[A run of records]
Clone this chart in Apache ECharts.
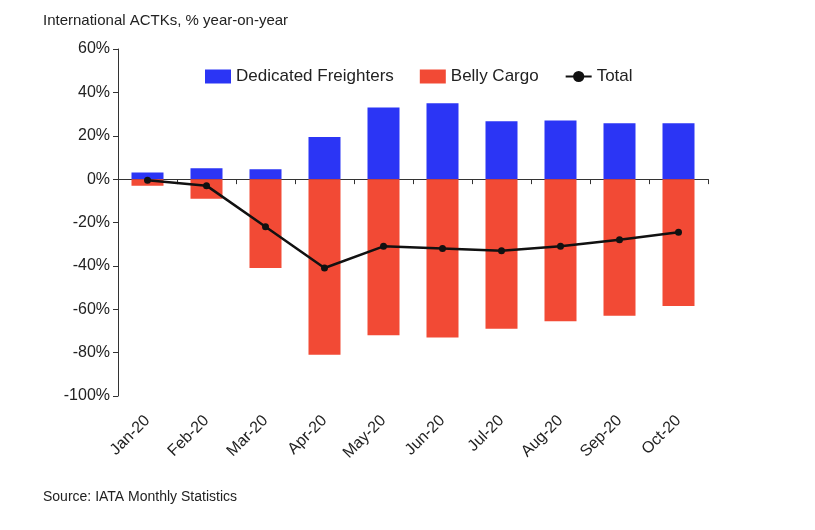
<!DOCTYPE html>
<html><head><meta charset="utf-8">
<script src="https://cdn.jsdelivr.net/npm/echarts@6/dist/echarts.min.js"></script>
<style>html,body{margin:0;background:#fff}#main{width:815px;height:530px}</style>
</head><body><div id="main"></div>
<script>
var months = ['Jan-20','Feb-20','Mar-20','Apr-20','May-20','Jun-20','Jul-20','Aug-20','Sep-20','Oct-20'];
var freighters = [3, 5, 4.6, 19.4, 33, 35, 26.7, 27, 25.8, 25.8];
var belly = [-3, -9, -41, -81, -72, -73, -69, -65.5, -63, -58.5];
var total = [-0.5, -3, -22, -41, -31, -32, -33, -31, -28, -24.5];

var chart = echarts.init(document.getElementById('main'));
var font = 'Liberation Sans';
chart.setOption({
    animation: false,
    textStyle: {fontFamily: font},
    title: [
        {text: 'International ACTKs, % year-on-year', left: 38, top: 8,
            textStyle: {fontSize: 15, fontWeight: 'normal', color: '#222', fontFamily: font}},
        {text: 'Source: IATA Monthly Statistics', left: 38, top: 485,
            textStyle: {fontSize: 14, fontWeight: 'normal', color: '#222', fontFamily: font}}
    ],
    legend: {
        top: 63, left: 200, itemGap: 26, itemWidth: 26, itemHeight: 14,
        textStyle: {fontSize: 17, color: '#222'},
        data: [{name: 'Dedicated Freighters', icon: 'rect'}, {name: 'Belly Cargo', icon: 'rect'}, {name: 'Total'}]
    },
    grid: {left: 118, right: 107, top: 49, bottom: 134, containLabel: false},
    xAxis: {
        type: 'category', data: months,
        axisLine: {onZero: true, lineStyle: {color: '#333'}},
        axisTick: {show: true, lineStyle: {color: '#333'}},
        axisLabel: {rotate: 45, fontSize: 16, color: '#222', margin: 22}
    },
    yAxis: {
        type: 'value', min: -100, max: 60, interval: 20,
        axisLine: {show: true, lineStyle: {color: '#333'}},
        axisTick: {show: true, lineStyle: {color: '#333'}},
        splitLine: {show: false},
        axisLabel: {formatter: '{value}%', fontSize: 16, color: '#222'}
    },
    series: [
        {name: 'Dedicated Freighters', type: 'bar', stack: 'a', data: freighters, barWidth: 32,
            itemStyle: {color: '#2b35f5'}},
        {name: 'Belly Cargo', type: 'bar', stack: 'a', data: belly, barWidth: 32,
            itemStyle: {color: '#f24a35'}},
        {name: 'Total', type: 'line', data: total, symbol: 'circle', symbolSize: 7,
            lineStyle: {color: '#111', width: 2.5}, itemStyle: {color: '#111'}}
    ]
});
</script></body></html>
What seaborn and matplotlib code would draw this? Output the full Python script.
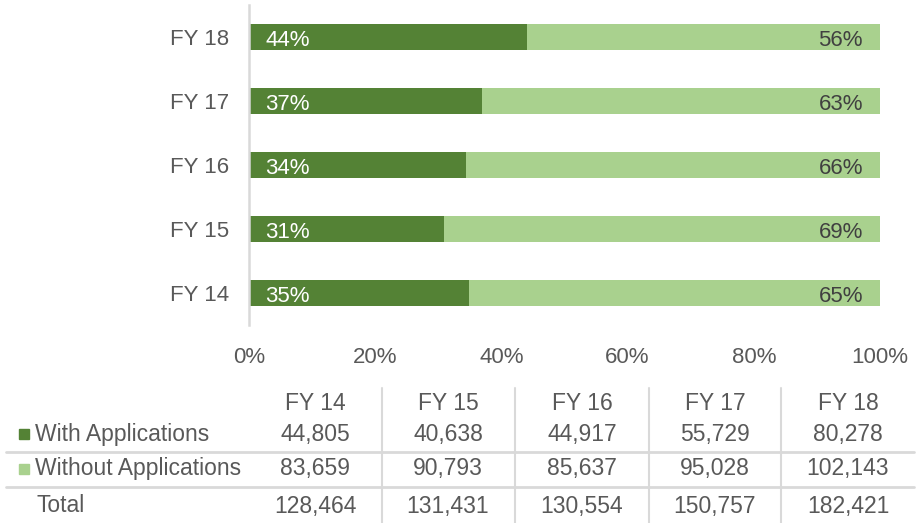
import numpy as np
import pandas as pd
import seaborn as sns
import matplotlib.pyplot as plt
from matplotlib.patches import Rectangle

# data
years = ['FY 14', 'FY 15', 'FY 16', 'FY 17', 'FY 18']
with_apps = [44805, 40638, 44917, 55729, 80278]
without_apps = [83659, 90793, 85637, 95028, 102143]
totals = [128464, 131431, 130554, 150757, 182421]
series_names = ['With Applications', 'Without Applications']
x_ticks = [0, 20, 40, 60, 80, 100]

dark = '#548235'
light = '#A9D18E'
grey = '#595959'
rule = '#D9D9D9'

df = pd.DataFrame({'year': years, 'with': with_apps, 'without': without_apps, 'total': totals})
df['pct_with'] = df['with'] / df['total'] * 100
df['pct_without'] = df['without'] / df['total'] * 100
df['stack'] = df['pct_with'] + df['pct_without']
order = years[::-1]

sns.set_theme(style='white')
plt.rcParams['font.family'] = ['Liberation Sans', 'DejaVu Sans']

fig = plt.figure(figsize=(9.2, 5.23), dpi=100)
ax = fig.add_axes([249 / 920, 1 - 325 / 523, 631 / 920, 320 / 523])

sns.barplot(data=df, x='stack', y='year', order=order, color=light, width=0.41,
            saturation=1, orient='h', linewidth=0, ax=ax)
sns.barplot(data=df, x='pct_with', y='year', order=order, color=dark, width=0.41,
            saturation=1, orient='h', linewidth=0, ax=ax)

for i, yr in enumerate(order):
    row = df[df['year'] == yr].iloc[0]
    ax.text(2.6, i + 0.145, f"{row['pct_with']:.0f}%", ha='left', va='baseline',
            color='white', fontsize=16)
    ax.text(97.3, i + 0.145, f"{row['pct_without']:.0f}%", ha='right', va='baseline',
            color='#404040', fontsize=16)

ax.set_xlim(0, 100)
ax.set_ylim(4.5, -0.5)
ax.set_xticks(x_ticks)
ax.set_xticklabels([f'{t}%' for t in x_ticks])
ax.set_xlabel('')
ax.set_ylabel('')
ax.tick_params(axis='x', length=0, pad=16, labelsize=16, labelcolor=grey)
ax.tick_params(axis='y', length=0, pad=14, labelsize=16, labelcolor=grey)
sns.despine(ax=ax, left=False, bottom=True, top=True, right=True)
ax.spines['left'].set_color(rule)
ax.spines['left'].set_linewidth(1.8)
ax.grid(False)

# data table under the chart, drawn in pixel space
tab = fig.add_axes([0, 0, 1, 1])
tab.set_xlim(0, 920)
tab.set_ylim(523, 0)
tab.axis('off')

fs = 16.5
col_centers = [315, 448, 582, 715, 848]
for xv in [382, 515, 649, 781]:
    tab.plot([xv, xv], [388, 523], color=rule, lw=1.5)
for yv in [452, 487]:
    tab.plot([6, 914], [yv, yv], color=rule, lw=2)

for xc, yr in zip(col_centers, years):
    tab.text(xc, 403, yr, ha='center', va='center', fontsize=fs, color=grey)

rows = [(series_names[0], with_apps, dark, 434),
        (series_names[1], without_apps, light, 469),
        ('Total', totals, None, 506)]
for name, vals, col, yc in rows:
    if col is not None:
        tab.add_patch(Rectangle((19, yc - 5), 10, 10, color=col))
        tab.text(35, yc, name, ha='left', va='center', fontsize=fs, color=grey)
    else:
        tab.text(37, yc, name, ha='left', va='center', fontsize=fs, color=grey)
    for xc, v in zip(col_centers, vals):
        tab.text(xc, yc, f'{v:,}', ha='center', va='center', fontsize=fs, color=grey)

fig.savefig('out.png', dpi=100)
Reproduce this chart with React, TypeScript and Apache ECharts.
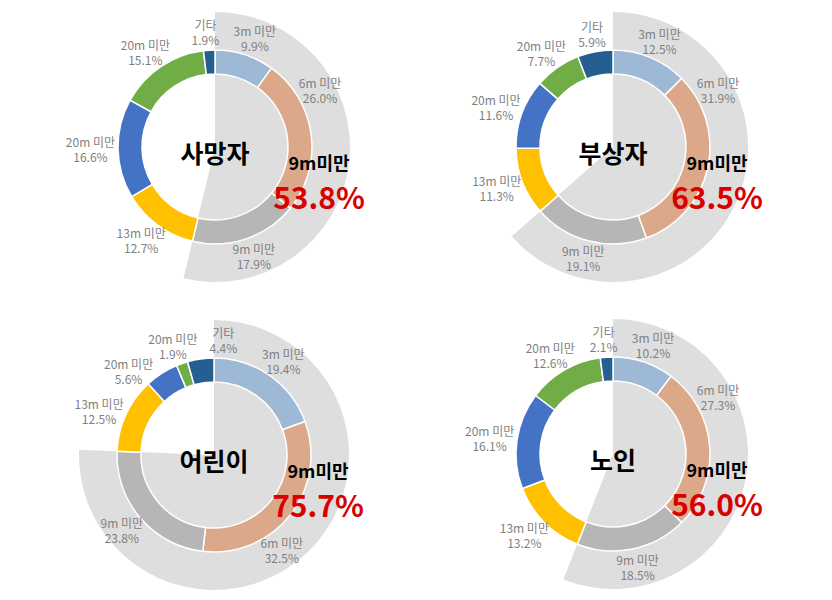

THE PROBLEM
Your copy should match the records word for word, with the pictures removed.

RESULT OF THE TASK
Clone this chart in Apache ECharts.
<!DOCTYPE html>
<html><head><meta charset="utf-8">
<script src="https://cdn.jsdelivr.net/npm/echarts@6/dist/echarts.min.js"></script>
<style>html,body{margin:0;background:#fff}#main{width:815px;height:530px}</style>
</head><body><div id="main"></div>
<script>
var months = ['Jan-20','Feb-20','Mar-20','Apr-20','May-20','Jun-20','Jul-20','Aug-20','Sep-20','Oct-20'];
var freighters = [3, 5, 4.6, 19.4, 33, 35, 26.7, 27, 25.8, 25.8];
var belly = [-3, -9, -41, -81, -72, -73, -69, -65.5, -63, -58.5];
var total = [-0.5, -3, -22, -41, -31, -32, -33, -31, -28, -24.5];

var chart = echarts.init(document.getElementById('main'));
var font = 'Liberation Sans';
chart.setOption({
    animation: false,
    textStyle: {fontFamily: font},
    title: [
        {text: 'International ACTKs, % year-on-year', left: 38, top: 8,
            textStyle: {fontSize: 15, fontWeight: 'normal', color: '#222', fontFamily: font}},
        {text: 'Source: IATA Monthly Statistics', left: 38, top: 485,
            textStyle: {fontSize: 14, fontWeight: 'normal', color: '#222', fontFamily: font}}
    ],
    legend: {
        top: 63, left: 200, itemGap: 26, itemWidth: 26, itemHeight: 14,
        textStyle: {fontSize: 17, color: '#222'},
        data: [{name: 'Dedicated Freighters', icon: 'rect'}, {name: 'Belly Cargo', icon: 'rect'}, {name: 'Total'}]
    },
    grid: {left: 118, right: 107, top: 49, bottom: 134, containLabel: false},
    xAxis: {
        type: 'category', data: months,
        axisLine: {onZero: true, lineStyle: {color: '#333'}},
        axisTick: {show: true, lineStyle: {color: '#333'}},
        axisLabel: {rotate: 45, fontSize: 16, color: '#222', margin: 22}
    },
    yAxis: {
        type: 'value', min: -100, max: 60, interval: 20,
        axisLine: {show: true, lineStyle: {color: '#333'}},
        axisTick: {show: true, lineStyle: {color: '#333'}},
        splitLine: {show: false},
        axisLabel: {formatter: '{value}%', fontSize: 16, color: '#222'}
    },
    series: [
        {name: 'Dedicated Freighters', type: 'bar', stack: 'a', data: freighters, barWidth: 32,
            itemStyle: {color: '#2b35f5'}},
        {name: 'Belly Cargo', type: 'bar', stack: 'a', data: belly, barWidth: 32,
            itemStyle: {color: '#f24a35'}},
        {name: 'Total', type: 'line', data: total, symbol: 'circle', symbolSize: 7,
            lineStyle: {color: '#111', width: 2.5}, itemStyle: {color: '#111'}}
    ]
});
</script></body></html>
What seaborn and matplotlib code would draw this? Output the full Python script.
import numpy as np
import pandas as pd
import seaborn as sns
import matplotlib.pyplot as plt
from matplotlib.patches import Rectangle

# data
years = ['FY 14', 'FY 15', 'FY 16', 'FY 17', 'FY 18']
with_apps = [44805, 40638, 44917, 55729, 80278]
without_apps = [83659, 90793, 85637, 95028, 102143]
totals = [128464, 131431, 130554, 150757, 182421]
series_names = ['With Applications', 'Without Applications']
x_ticks = [0, 20, 40, 60, 80, 100]

dark = '#548235'
light = '#A9D18E'
grey = '#595959'
rule = '#D9D9D9'

df = pd.DataFrame({'year': years, 'with': with_apps, 'without': without_apps, 'total': totals})
df['pct_with'] = df['with'] / df['total'] * 100
df['pct_without'] = df['without'] / df['total'] * 100
df['stack'] = df['pct_with'] + df['pct_without']
order = years[::-1]

sns.set_theme(style='white')
plt.rcParams['font.family'] = ['Liberation Sans', 'DejaVu Sans']

fig = plt.figure(figsize=(9.2, 5.23), dpi=100)
ax = fig.add_axes([249 / 920, 1 - 325 / 523, 631 / 920, 320 / 523])

sns.barplot(data=df, x='stack', y='year', order=order, color=light, width=0.41,
            saturation=1, orient='h', linewidth=0, ax=ax)
sns.barplot(data=df, x='pct_with', y='year', order=order, color=dark, width=0.41,
            saturation=1, orient='h', linewidth=0, ax=ax)

for i, yr in enumerate(order):
    row = df[df['year'] == yr].iloc[0]
    ax.text(2.6, i + 0.145, f"{row['pct_with']:.0f}%", ha='left', va='baseline',
            color='white', fontsize=16)
    ax.text(97.3, i + 0.145, f"{row['pct_without']:.0f}%", ha='right', va='baseline',
            color='#404040', fontsize=16)

ax.set_xlim(0, 100)
ax.set_ylim(4.5, -0.5)
ax.set_xticks(x_ticks)
ax.set_xticklabels([f'{t}%' for t in x_ticks])
ax.set_xlabel('')
ax.set_ylabel('')
ax.tick_params(axis='x', length=0, pad=16, labelsize=16, labelcolor=grey)
ax.tick_params(axis='y', length=0, pad=14, labelsize=16, labelcolor=grey)
sns.despine(ax=ax, left=False, bottom=True, top=True, right=True)
ax.spines['left'].set_color(rule)
ax.spines['left'].set_linewidth(1.8)
ax.grid(False)

# data table under the chart, drawn in pixel space
tab = fig.add_axes([0, 0, 1, 1])
tab.set_xlim(0, 920)
tab.set_ylim(523, 0)
tab.axis('off')

fs = 16.5
col_centers = [315, 448, 582, 715, 848]
for xv in [382, 515, 649, 781]:
    tab.plot([xv, xv], [388, 523], color=rule, lw=1.5)
for yv in [452, 487]:
    tab.plot([6, 914], [yv, yv], color=rule, lw=2)

for xc, yr in zip(col_centers, years):
    tab.text(xc, 403, yr, ha='center', va='center', fontsize=fs, color=grey)

rows = [(series_names[0], with_apps, dark, 434),
        (series_names[1], without_apps, light, 469),
        ('Total', totals, None, 506)]
for name, vals, col, yc in rows:
    if col is not None:
        tab.add_patch(Rectangle((19, yc - 5), 10, 10, color=col))
        tab.text(35, yc, name, ha='left', va='center', fontsize=fs, color=grey)
    else:
        tab.text(37, yc, name, ha='left', va='center', fontsize=fs, color=grey)
    for xc, v in zip(col_centers, vals):
        tab.text(xc, yc, f'{v:,}', ha='center', va='center', fontsize=fs, color=grey)

fig.savefig('out.png', dpi=100)
Reproduce this chart with React, TypeScript and Apache ECharts.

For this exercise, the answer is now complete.